For accessories, he comes with a staff and a second set of swappable hands, giving him two fists and two somewhat open hands with which he can wield the staff.


Back to the hood for a second — believe it or not, the hood is not removable. He has fully sculpted and painted hair beneath the hood, but it’s got a death-grip on his head. With some force, you probably could remove it if you really wanted to, but I’m going to leave mine be for fear of ruining it. But, man… it really feels like it should come off and it seems as though it would have been a simple choice to fit him with that option. It would have given him a bit more versatility in terms of display options, so I am a bit disappointed it’s fastened on there.


Since his cape is so short, he can actually be put in poses beyond simple standing poses. He has those characteristic Play Arts knees that look downright weird in the wrong pose, but they’re effective and they can be manipulated without fear of their breaking.


He has a decent amount of movement in his hips, but the pelvis piece does hold his legs bask despite its being made of a softer plastic. It’s still possible to get him in a variety of poses, though.


I’m a big fan of the way these two look together, and it’s ironic — of he two, Robin was the purchase I expected to regret, but after having them both in hand, Robin is the purchase I’m most satisfied with.  He’s sturdy, he has a great sculpt, and he’s fun to pick up and play around with, which, to me, are all the hallmarks of a good action figure. And of all the Robin figures we’ve received from Mattel, DCC, etc., this is first one I have genuinely liked. I’m very happy to have him on my shelves.

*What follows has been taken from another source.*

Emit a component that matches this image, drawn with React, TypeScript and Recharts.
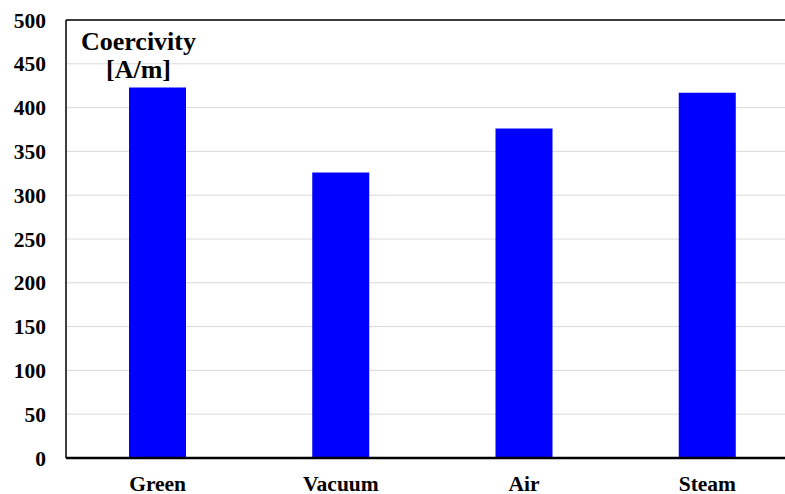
import React from "react";
import { BarChart, Bar, XAxis, YAxis, CartesianGrid, ReferenceLine } from "recharts";

const categories = ["Green", "Vacuum", "Air", "Steam"];
const coercivity = [423, 326, 376, 417];
const yTicks = [0, 50, 100, 150, 200, 250, 300, 350, 400, 450, 500];

const data = categories.map((c, i) => ({ name: c, value: coercivity[i] }));

const font = '"Liberation Serif", "Times New Roman", serif';

export default function App() {
  return (
    <div style={{ position: "absolute", left: 0, top: 0, width: 785, height: 494, overflow: "hidden", background: "#fff" }}>
      <BarChart width={800} height={494} data={data} margin={{ top: 20, right: 1, bottom: 6, left: 6 }}>
        <CartesianGrid vertical={false} stroke="#d9d9d9" strokeWidth={1} />
        <XAxis
          dataKey="name"
          height={30}
          tickLine={false}
          axisLine={{ stroke: "#000", strokeWidth: 2.5 }}
          tickMargin={12}
          tick={{ fill: "#000", fontFamily: font, fontWeight: "bold", fontSize: 21.5 }}
        />
        <YAxis
          width={60}
          domain={[0, 500]}
          ticks={yTicks}
          interval={0}
          tickLine={false}
          axisLine={{ stroke: "#000", strokeWidth: 1.5 }}
          tickMargin={14}
          tick={{ fill: "#000", fontFamily: font, fontWeight: "bold", fontSize: 21.5 }}
        />
        <ReferenceLine y={500} stroke="#000" strokeWidth={1.5} />
        <Bar dataKey="value" fill="#0000ff" barSize={57} isAnimationActive={false} />
      </BarChart>
      <div style={{ position: "absolute", left: 68, top: 28, fontFamily: font, fontWeight: "bold", fontSize: 26, lineHeight: "28px", color: "#000", textAlign: "center", width: 141 }}>
        <div>Coercivity</div>
        <div>[A/m]</div>
      </div>
    </div>
  );
}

If you’re interested in these two, but want to limit your purchase to just one, I would definitely recommend Robin over the DKR Batman. He seems to be better value for the money. US stores should be getting him in early April, but I got mine from amiami.com for about $60 shipped.  But, like DKR Batman, it may be better to just wait for the US shops to get him because shipping from overseas could take a while.